7. Use a simple operator scorecard to keep the system honest

Once you’ve connected routes and inventory, you need a way to keep the system from drifting back into old habits. A short, operator-level scorecard is enough:

  • On-time departures per corridor: Are trucks leaving when they’re supposed to?
  • Truck fill and mix: Are we consistently under‑ or over‑loading certain corridors?
  • Weeks of demand on top SKUs: How many items sit above 3–4 weeks of corridor demand?
  • Stockouts on “never-miss” items: How often do we miss on core SKUs for a corridor?
  • Cash tied in slow movers: Rough dollar value of inventory sitting above target weeks of demand.

Review this weekly with the operations lead, purchasing, and a sales representative. The goal isn’t to hit perfect numbers; it’s to spot where the route–inventory system is drifting and make small, practical corrections.

8. Start small, then expand across corridors

For a Pacific Northwest distributor, the temptation is to design the perfect system on paper and then struggle to implement it across every route at once. A better path is to treat this as a series of controlled experiments:

  • Pick one corridor with meaningful volume and a mix of customers.
  • Define its service promise and weeks-of-demand targets.
  • Adjust purchasing and warehouse layout just enough to support that corridor.
  • Run the new model for 6–8 weeks, tracking stockouts, slow movers, and truck fill.
  • Document what worked and what needs tuning, then roll the pattern to the next corridor.

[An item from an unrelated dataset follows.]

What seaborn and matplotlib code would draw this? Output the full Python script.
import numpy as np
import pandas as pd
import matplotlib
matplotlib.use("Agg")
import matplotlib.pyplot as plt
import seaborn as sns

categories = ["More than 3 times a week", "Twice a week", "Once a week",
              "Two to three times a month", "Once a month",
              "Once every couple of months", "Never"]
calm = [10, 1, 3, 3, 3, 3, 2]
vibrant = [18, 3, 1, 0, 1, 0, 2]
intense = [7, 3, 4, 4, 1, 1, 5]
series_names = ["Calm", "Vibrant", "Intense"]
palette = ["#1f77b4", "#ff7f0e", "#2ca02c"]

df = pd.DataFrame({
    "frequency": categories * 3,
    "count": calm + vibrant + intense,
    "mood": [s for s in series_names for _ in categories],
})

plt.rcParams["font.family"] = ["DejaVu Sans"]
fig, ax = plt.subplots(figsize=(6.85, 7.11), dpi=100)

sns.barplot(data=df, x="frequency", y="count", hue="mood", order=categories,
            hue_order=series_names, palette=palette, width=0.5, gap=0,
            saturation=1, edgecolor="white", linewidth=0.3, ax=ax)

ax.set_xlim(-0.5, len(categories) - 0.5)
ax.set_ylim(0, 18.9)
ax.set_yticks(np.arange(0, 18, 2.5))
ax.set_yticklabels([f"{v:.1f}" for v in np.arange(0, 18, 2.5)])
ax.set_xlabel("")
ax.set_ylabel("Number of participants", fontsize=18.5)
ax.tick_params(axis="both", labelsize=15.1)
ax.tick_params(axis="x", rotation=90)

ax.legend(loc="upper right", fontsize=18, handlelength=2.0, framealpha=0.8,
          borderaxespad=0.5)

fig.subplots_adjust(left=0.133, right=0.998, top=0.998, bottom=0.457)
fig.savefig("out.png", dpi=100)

As you expand, you’ll find that some SKUs behave differently by corridor—strong in coastal towns, weaker inland, or vice versa. That’s a feature, not a bug. It’s the signal that your route–inventory system is finally paying attention to how your market actually buys, not just what vendors want to ship.

Bringing it together

When a Pacific Northwest distributor finally treats routes and inventory as one system, the benefits show up in three places:

  • Calmer weeks: Fewer last-minute scrambles because corridors, promises, and stock levels are aligned.
  • Stronger cash position: Less money trapped in slow-moving SKUs that don’t match any corridor’s real demand.
  • Stickier customers: Anchor accounts see you as reliable on the items that matter most to them, not just “the truck that shows up.”

You don’t need a massive technology overhaul to get there. You need a clear view of your corridors, a simple service promise for each, and the discipline to buy, stock, and stage inventory in weeks of demand that match how your trucks actually run. In a region where weather, distance, and seasonality all work against you, that’s the kind of operating system that keeps both trucks and cash moving in the right direction.